The story is told by Death, who is our guide and narrator. Death becomes a character the reader comes to respect and even feel sorry for by the end of the story. Death is a very human and nuanced character, especially in comparison to many of the antagonist Nazi characters depicted within the book. He is not the Grim Reaper character that is usually seen in stories. For example, Death experiences both joy and sadness in the novel; he even gets depressed at the idea of the amount of unfair Jewish deaths occurring. Death becomes a character we do not blame; instead, he seems like a poor person who has a never-ending, terrible job. Like many humans, Death is trying to justify his work and does this by collecting stories of courageous humans such as Liesel. He retells these stories to ‘prove [to himself] that you, and your human existence, are worth it’ – this seems like a very human need. However, Death is always separate from humans, as he has a kind of omnipotence that he wields, due to the fact that he controls their deaths. Using Death as a narrator sets this story apart as it adds an odd and at times philosophical perspective to the story. Death is in an unlucky position of having human-like emotions but being separate from humanity, which allows him to tell stories in a new, interesting way.  

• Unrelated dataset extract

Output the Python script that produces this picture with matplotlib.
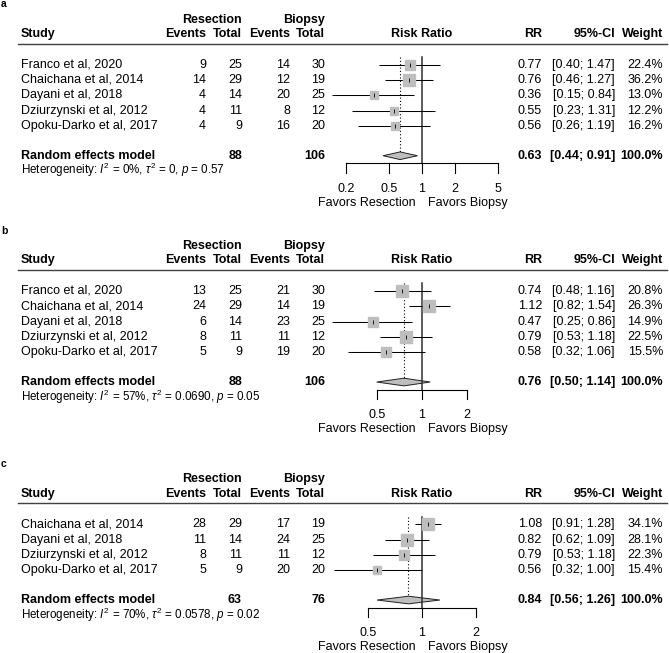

One of the other striking features of the book is the way in which it shows that so many types of people in Germany became victims of the war. It is a well-balanced story which shows the perspectives of German people during the war, from truly committed Nazis, to those against the whole Nazi regime like Hans Huberman. This is done very well, although it should be noted that Zusak is not an apologist, but rather is able to give the reader a glimpse into the human psyche. The book also does a beautiful job at showing problems in Nazi Germany that go beyond the war. For example, Rudy Steiner is a close friend of Liesel who is obsessed with the Black athlete Jesse Owens. His support of this athlete highlights the widespread racism of the time, as he is constantly bashed for his support of Owens, even though Owens inspires him to be the best athlete in the Hitler Youth. Another character whose worries show the minutiae of everyday German life is Isla Hermann, the mayor’s wife, who, while she is financially secure and popular in society, cannot get out of the depression caused by the loss of her son during the First World War. These examples help to make the characters feel more real and relatable, while highlighting other troubling issues that occurred in Nazi Germany. It is the way in which Zusak combines terrible events – such as the Munich Bombing and the offering of bread from a teenage boy to a starving Jew – with believable characters and scenes of everyday life that makes the book so impressive.  

The Book Thief is written for a young adult audience, another component which makes the book so refreshing. It deals with very serious themes instead of the cookie-cutter romances and fantasies which flooded the young adult market during the early twenty-first century. Such a unique and insightful book set within an important historical setting makes it a read I would recommend to anyone, although I would consider it most appropriate for those over the age of thirteen considering the heavy themes present throughout.